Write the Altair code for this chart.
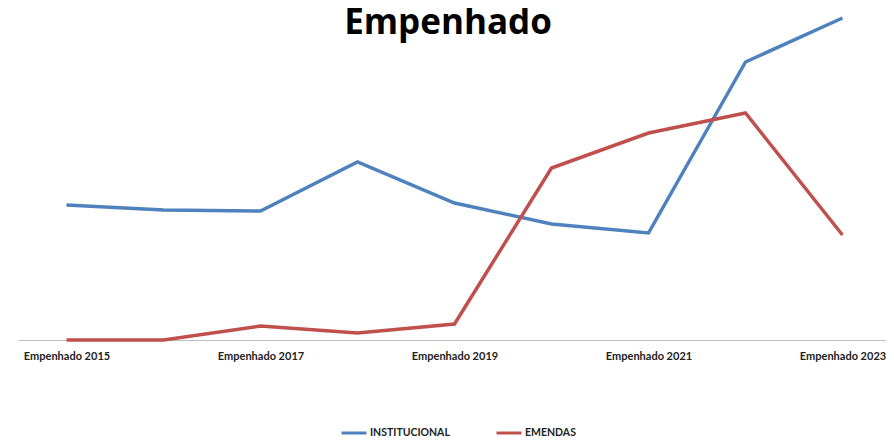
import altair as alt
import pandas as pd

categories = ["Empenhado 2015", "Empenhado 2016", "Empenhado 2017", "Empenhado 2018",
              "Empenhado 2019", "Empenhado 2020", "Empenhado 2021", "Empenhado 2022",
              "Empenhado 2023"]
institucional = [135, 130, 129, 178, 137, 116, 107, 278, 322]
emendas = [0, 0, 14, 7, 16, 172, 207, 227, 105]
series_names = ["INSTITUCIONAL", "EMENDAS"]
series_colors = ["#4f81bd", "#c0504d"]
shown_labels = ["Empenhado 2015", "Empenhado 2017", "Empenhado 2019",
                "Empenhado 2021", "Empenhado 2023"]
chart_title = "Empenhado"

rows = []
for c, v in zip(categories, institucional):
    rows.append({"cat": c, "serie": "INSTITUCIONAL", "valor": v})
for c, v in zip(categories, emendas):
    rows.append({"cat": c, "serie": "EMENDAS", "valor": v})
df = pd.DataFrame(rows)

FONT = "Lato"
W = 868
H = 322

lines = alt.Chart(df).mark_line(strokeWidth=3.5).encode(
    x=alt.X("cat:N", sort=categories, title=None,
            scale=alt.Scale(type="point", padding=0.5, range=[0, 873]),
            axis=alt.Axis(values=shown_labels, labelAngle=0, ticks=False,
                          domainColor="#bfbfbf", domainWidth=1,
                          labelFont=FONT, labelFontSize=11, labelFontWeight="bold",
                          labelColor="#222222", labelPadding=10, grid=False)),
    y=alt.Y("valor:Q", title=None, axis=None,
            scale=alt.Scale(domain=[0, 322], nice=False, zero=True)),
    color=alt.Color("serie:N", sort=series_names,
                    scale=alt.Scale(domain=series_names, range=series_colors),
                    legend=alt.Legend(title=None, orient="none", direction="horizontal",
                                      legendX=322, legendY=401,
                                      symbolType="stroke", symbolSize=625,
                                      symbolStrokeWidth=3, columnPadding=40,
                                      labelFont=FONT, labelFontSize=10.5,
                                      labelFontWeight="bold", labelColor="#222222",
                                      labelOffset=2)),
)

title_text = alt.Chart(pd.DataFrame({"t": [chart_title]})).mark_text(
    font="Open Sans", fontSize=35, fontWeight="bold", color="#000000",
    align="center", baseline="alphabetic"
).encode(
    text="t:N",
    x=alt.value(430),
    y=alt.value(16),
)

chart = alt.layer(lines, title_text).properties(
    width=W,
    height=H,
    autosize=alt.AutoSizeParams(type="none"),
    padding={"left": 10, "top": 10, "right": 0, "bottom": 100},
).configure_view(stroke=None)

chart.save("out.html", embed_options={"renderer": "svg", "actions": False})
┄┄┄┄┄┄┄┄┄┄
» **Directions for this task**:
Copy out all the data exactly; skip the pictures.

» **The completed task**:
Write the Altair code for this chart.
import altair as alt
import pandas as pd

categories = ["Empenhado 2015", "Empenhado 2016", "Empenhado 2017", "Empenhado 2018",
              "Empenhado 2019", "Empenhado 2020", "Empenhado 2021", "Empenhado 2022",
              "Empenhado 2023"]
institucional = [135, 130, 129, 178, 137, 116, 107, 278, 322]
emendas = [0, 0, 14, 7, 16, 172, 207, 227, 105]
series_names = ["INSTITUCIONAL", "EMENDAS"]
series_colors = ["#4f81bd", "#c0504d"]
shown_labels = ["Empenhado 2015", "Empenhado 2017", "Empenhado 2019",
                "Empenhado 2021", "Empenhado 2023"]
chart_title = "Empenhado"

rows = []
for c, v in zip(categories, institucional):
    rows.append({"cat": c, "serie": "INSTITUCIONAL", "valor": v})
for c, v in zip(categories, emendas):
    rows.append({"cat": c, "serie": "EMENDAS", "valor": v})
df = pd.DataFrame(rows)

FONT = "Lato"
W = 868
H = 322

lines = alt.Chart(df).mark_line(strokeWidth=3.5).encode(
    x=alt.X("cat:N", sort=categories, title=None,
            scale=alt.Scale(type="point", padding=0.5, range=[0, 873]),
            axis=alt.Axis(values=shown_labels, labelAngle=0, ticks=False,
                          domainColor="#bfbfbf", domainWidth=1,
                          labelFont=FONT, labelFontSize=11, labelFontWeight="bold",
                          labelColor="#222222", labelPadding=10, grid=False)),
    y=alt.Y("valor:Q", title=None, axis=None,
            scale=alt.Scale(domain=[0, 322], nice=False, zero=True)),
    color=alt.Color("serie:N", sort=series_names,
                    scale=alt.Scale(domain=series_names, range=series_colors),
                    legend=alt.Legend(title=None, orient="none", direction="horizontal",
                                      legendX=322, legendY=401,
                                      symbolType="stroke", symbolSize=625,
                                      symbolStrokeWidth=3, columnPadding=40,
                                      labelFont=FONT, labelFontSize=10.5,
                                      labelFontWeight="bold", labelColor="#222222",
                                      labelOffset=2)),
)

title_text = alt.Chart(pd.DataFrame({"t": [chart_title]})).mark_text(
    font="Open Sans", fontSize=35, fontWeight="bold", color="#000000",
    align="center", baseline="alphabetic"
).encode(
    text="t:N",
    x=alt.value(430),
    y=alt.value(16),
)

chart = alt.layer(lines, title_text).properties(
    width=W,
    height=H,
    autosize=alt.AutoSizeParams(type="none"),
    padding={"left": 10, "top": 10, "right": 0, "bottom": 100},
).configure_view(stroke=None)

chart.save("out.html", embed_options={"renderer": "svg", "actions": False})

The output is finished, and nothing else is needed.